• _EXERCISE DIRECTIONS_
Drop every picture. Then return, exactly, the lines from the beginning of the listing below through the one containing "1.4135 1.4135 1.4112".

begin

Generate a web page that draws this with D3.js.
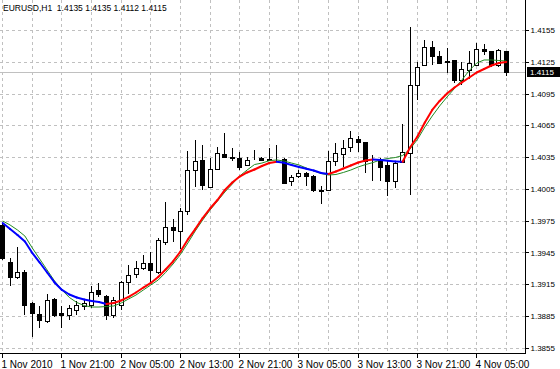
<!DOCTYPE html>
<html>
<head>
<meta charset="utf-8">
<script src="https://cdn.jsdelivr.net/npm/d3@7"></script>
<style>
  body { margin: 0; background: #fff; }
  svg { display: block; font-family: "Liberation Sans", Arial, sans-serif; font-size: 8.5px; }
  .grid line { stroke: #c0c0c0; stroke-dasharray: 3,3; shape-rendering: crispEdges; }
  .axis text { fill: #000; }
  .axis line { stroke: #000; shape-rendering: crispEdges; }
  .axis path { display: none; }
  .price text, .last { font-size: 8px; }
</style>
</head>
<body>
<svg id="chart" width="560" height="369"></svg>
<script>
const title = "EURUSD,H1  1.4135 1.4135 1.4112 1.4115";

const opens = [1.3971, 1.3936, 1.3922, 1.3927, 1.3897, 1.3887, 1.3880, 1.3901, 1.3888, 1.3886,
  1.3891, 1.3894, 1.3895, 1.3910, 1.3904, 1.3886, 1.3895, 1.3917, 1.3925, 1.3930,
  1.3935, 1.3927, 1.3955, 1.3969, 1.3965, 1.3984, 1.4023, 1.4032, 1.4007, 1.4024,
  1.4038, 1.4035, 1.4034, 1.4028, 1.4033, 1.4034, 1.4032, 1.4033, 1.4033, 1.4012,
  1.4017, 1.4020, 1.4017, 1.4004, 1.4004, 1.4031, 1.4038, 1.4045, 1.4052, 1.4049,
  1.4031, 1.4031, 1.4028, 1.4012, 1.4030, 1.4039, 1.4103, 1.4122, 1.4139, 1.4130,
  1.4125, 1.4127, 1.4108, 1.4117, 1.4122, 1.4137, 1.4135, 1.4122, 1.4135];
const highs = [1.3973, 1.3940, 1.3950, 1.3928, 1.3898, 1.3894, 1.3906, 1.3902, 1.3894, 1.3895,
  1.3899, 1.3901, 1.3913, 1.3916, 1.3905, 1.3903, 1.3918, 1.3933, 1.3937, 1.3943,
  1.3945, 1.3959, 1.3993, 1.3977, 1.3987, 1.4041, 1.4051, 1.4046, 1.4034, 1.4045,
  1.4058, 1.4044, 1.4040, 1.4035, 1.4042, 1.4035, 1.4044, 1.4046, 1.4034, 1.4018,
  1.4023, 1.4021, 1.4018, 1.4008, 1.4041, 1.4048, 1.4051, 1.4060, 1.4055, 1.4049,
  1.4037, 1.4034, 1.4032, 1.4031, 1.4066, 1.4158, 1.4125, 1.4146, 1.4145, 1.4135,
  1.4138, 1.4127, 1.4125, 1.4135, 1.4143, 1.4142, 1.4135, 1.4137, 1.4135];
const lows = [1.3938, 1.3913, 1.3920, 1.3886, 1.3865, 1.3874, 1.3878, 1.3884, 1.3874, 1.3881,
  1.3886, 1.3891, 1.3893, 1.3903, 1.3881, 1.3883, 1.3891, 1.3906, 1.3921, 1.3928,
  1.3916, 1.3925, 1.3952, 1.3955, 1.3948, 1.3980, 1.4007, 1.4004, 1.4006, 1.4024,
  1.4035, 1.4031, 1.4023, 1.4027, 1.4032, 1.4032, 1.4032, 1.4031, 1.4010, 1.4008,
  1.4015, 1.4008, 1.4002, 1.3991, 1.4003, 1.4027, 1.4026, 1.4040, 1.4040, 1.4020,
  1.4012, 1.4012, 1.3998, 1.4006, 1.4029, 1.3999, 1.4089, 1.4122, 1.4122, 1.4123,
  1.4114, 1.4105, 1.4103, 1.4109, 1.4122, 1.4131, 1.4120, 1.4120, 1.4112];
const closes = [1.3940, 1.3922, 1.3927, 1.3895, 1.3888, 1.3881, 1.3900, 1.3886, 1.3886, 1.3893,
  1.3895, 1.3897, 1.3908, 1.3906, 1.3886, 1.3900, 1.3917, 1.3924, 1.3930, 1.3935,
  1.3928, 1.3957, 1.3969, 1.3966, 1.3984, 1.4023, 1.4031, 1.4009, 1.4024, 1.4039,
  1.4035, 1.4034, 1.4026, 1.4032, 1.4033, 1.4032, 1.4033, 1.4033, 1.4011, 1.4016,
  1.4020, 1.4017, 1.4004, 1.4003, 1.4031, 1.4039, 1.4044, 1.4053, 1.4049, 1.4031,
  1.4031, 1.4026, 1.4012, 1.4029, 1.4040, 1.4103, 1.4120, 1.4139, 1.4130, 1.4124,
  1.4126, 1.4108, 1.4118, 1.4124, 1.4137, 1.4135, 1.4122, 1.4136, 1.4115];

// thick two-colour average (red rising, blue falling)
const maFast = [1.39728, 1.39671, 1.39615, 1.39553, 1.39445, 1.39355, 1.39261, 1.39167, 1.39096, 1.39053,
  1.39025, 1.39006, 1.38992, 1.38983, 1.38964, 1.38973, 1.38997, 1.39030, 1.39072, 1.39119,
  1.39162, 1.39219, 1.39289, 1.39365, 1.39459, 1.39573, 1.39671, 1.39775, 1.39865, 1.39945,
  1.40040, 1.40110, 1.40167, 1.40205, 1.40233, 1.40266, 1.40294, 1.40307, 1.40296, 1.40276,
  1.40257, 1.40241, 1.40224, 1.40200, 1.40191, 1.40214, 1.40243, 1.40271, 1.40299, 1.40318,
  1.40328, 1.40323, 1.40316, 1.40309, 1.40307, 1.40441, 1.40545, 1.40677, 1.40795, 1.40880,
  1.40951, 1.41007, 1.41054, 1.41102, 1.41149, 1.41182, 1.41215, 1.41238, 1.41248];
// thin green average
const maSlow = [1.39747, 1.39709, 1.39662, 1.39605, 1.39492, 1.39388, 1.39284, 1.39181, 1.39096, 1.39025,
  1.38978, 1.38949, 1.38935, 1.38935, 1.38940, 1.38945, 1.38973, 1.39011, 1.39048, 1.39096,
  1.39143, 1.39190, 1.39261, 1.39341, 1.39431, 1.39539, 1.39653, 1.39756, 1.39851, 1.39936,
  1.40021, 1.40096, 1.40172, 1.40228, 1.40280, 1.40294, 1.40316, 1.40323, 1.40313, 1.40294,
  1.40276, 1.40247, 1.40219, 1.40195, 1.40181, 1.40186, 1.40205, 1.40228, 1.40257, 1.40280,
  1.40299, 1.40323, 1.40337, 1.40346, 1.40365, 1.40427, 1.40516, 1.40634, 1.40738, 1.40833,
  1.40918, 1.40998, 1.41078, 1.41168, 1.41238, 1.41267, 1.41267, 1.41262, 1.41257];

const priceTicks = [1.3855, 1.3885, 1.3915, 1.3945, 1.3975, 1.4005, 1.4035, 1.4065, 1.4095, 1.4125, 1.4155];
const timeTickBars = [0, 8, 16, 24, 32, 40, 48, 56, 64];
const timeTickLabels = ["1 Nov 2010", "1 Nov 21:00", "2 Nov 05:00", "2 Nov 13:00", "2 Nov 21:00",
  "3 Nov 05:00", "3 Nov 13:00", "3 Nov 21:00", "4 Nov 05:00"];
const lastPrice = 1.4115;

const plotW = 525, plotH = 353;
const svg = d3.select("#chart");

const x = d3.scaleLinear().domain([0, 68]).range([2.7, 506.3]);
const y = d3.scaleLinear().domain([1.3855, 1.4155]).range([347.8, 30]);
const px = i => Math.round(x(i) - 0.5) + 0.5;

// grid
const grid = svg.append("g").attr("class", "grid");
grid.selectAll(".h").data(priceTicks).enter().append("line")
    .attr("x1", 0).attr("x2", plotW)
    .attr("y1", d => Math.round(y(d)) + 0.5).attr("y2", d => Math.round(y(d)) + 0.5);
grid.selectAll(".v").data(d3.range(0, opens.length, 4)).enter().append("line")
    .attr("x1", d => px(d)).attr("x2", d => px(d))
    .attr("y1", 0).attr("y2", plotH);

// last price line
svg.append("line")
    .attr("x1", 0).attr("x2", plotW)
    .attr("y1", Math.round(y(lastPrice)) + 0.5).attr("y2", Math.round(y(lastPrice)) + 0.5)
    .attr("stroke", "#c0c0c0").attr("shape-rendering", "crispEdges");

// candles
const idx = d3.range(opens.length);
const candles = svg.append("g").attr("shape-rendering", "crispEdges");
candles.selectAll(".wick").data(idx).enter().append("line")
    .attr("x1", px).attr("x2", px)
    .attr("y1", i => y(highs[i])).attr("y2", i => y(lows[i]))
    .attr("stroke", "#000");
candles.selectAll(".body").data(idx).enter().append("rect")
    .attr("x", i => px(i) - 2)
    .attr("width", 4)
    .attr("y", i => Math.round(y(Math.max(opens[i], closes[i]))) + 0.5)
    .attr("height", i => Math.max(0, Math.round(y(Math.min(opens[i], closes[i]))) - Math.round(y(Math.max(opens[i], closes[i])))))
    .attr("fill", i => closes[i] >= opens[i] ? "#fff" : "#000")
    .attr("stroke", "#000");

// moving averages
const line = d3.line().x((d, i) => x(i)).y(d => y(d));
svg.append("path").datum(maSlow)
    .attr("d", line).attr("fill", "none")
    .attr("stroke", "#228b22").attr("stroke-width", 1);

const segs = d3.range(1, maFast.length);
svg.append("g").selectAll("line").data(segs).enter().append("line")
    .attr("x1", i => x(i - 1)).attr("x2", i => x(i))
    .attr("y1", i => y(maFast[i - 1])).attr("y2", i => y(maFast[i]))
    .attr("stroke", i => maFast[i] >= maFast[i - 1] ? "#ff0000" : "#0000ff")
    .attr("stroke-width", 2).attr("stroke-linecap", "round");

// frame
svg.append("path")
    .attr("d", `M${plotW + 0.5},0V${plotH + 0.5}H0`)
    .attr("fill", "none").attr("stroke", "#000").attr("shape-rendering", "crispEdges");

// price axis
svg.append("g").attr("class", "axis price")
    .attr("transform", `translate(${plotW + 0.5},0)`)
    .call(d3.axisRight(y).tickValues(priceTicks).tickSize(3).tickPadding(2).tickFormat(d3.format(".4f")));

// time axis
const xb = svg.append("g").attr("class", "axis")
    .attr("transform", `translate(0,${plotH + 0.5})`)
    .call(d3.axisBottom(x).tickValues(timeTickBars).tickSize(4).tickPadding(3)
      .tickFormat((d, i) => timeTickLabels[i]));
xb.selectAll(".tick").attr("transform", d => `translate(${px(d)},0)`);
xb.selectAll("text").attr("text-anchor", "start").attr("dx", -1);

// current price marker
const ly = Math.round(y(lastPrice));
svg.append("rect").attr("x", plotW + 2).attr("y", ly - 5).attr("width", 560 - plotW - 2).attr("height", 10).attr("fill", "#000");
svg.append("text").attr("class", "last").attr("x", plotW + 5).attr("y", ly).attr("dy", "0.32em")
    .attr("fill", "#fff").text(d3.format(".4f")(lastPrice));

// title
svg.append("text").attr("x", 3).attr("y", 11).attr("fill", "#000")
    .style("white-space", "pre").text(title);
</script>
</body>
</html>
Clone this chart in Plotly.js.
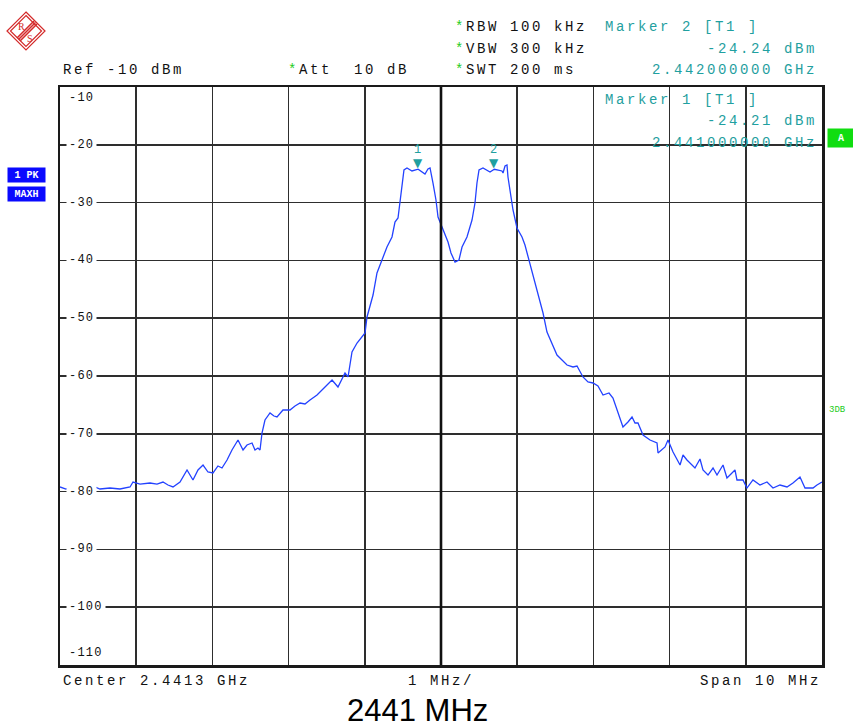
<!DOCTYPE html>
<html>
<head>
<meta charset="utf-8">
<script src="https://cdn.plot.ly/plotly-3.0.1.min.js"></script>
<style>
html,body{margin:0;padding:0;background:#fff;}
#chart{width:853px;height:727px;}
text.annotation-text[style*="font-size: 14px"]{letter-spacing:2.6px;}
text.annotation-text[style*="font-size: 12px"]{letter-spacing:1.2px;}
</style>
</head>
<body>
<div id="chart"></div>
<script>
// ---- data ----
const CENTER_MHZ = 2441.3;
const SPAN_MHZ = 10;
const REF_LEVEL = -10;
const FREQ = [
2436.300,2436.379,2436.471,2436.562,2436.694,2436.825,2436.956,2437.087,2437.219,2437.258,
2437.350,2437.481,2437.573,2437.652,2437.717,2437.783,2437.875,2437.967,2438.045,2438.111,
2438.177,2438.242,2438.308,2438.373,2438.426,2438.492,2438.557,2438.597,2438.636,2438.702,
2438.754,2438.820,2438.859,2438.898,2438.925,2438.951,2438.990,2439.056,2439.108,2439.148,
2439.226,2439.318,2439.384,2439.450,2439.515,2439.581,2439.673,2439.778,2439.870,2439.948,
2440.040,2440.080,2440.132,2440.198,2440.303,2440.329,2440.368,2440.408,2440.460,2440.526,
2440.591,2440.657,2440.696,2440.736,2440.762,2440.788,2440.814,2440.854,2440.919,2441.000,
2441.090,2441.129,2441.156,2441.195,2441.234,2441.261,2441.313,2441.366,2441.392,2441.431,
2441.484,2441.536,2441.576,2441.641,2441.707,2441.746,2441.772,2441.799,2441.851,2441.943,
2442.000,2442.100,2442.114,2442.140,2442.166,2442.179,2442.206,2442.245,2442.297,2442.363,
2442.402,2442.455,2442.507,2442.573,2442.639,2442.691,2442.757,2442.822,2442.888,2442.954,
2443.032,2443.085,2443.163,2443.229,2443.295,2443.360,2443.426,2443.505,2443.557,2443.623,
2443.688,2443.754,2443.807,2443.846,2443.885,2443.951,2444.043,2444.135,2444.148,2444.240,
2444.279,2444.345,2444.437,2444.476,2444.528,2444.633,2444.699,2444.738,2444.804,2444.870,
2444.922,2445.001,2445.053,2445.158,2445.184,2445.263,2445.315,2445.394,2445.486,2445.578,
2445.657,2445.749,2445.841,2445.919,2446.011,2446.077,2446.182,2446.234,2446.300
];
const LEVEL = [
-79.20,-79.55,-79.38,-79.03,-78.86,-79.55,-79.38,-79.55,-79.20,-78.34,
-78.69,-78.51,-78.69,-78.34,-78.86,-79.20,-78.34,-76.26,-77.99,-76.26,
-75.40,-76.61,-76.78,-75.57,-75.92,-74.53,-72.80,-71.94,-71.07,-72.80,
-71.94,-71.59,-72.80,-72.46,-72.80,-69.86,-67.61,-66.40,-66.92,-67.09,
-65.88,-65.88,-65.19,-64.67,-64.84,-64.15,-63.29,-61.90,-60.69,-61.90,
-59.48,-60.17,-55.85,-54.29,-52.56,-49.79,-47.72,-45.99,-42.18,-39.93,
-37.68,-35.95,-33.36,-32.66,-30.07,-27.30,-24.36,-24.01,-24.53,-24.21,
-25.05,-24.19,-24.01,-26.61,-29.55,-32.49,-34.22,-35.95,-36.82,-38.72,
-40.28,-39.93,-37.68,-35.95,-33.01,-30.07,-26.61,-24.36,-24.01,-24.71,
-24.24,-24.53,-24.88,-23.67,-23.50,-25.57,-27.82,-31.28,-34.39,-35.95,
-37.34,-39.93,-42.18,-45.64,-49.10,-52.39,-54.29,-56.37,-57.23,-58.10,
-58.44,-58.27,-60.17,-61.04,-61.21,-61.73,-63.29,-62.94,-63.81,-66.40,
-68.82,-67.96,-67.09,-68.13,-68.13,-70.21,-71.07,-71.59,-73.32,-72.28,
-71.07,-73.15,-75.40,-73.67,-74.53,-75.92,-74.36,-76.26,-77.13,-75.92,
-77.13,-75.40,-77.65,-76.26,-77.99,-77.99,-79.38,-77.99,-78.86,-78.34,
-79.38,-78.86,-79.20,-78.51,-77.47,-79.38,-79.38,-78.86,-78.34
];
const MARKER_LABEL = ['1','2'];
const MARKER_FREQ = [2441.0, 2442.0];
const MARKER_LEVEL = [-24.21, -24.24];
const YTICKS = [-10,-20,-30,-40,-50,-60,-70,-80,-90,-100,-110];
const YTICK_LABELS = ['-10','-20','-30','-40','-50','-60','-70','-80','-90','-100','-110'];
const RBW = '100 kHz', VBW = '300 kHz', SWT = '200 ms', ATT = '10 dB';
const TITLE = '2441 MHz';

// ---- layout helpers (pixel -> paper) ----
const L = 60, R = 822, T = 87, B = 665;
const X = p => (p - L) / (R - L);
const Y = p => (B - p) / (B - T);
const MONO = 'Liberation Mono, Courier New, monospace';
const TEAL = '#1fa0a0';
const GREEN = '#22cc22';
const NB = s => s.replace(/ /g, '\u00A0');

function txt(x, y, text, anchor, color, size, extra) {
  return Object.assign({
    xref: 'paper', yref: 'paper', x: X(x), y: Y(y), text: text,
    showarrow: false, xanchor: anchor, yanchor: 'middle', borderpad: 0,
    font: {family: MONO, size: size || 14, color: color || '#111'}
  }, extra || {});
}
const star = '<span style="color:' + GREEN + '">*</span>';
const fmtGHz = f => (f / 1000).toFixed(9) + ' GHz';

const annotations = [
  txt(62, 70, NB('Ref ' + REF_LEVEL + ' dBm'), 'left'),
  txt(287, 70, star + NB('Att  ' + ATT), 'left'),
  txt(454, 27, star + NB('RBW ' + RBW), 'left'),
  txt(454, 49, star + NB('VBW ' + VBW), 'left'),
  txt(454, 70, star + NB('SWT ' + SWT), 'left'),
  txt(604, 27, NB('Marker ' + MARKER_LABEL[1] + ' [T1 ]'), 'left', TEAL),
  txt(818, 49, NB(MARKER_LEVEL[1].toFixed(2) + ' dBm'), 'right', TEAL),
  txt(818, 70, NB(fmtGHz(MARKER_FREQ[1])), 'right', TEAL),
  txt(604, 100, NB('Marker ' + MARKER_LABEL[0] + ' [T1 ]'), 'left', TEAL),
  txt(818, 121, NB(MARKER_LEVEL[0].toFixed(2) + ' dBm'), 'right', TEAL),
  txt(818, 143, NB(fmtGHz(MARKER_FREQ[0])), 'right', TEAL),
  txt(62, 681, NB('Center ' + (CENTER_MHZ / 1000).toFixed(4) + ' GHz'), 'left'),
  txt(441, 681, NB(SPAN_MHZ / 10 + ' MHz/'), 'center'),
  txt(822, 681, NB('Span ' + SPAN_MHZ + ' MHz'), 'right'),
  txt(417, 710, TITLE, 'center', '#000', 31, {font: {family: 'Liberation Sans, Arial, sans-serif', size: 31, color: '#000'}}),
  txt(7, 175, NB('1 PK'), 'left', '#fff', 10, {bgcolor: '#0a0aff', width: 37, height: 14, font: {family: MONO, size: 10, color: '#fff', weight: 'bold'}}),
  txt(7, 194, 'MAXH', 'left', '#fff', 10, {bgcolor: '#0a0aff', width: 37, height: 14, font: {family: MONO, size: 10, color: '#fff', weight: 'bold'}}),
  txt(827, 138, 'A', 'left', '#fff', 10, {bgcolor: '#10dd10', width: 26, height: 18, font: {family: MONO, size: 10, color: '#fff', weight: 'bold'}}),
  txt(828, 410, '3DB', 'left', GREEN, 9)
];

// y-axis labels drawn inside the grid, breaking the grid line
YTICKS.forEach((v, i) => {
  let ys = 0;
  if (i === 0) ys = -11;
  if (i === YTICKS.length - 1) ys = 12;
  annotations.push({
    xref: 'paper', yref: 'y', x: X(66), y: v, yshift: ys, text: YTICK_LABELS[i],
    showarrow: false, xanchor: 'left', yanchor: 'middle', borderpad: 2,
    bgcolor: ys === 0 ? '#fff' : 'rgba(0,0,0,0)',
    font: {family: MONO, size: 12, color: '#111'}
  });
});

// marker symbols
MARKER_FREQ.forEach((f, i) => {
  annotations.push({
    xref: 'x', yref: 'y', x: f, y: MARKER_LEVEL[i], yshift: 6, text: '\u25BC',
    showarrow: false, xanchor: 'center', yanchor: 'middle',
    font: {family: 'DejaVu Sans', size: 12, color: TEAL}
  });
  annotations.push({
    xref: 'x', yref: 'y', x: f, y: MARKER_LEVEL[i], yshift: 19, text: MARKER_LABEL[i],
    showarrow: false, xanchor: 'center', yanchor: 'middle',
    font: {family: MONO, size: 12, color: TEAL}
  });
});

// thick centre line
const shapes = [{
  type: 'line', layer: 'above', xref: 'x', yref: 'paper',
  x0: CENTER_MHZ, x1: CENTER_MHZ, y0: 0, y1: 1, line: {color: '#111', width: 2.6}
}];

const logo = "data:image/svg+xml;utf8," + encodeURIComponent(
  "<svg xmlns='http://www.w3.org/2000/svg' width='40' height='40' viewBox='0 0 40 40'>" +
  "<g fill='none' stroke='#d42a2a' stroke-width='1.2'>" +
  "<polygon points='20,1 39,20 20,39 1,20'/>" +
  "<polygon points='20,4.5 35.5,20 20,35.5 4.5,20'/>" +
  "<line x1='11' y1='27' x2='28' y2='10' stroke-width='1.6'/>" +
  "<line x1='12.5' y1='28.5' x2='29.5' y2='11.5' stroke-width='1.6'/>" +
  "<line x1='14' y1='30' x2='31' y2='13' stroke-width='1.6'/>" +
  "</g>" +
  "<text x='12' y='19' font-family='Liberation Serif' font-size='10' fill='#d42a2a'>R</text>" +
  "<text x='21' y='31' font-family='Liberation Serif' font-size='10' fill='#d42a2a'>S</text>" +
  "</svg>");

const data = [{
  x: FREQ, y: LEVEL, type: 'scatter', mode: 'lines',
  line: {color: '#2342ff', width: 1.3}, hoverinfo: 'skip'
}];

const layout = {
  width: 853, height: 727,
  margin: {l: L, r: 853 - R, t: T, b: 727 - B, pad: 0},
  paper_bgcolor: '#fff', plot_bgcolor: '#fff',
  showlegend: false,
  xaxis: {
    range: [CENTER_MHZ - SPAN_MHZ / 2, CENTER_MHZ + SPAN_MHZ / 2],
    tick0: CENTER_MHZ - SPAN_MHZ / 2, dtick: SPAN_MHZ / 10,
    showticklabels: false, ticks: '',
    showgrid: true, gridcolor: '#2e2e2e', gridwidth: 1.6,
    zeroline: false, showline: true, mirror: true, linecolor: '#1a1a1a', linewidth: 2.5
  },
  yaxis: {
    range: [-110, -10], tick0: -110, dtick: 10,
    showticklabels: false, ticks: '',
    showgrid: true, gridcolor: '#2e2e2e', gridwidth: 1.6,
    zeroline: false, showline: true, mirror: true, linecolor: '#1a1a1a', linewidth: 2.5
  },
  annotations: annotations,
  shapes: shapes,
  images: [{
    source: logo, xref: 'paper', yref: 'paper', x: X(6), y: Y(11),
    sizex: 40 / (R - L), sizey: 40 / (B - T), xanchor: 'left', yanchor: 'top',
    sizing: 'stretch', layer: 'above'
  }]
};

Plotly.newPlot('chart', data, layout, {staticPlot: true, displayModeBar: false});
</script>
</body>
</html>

end

• _ANSWER TO THIS EXERCISE_
Generate a web page that draws this with D3.js.
<!DOCTYPE html>
<html>
<head>
<meta charset="utf-8">
<script src="https://cdn.jsdelivr.net/npm/d3@7"></script>
<style>
  body { margin: 0; background: #fff; }
  svg { display: block; font-family: "Liberation Sans", Arial, sans-serif; font-size: 8.5px; }
  .grid line { stroke: #c0c0c0; stroke-dasharray: 3,3; shape-rendering: crispEdges; }
  .axis text { fill: #000; }
  .axis line { stroke: #000; shape-rendering: crispEdges; }
  .axis path { display: none; }
  .price text, .last { font-size: 8px; }
</style>
</head>
<body>
<svg id="chart" width="560" height="369"></svg>
<script>
const title = "EURUSD,H1  1.4135 1.4135 1.4112 1.4115";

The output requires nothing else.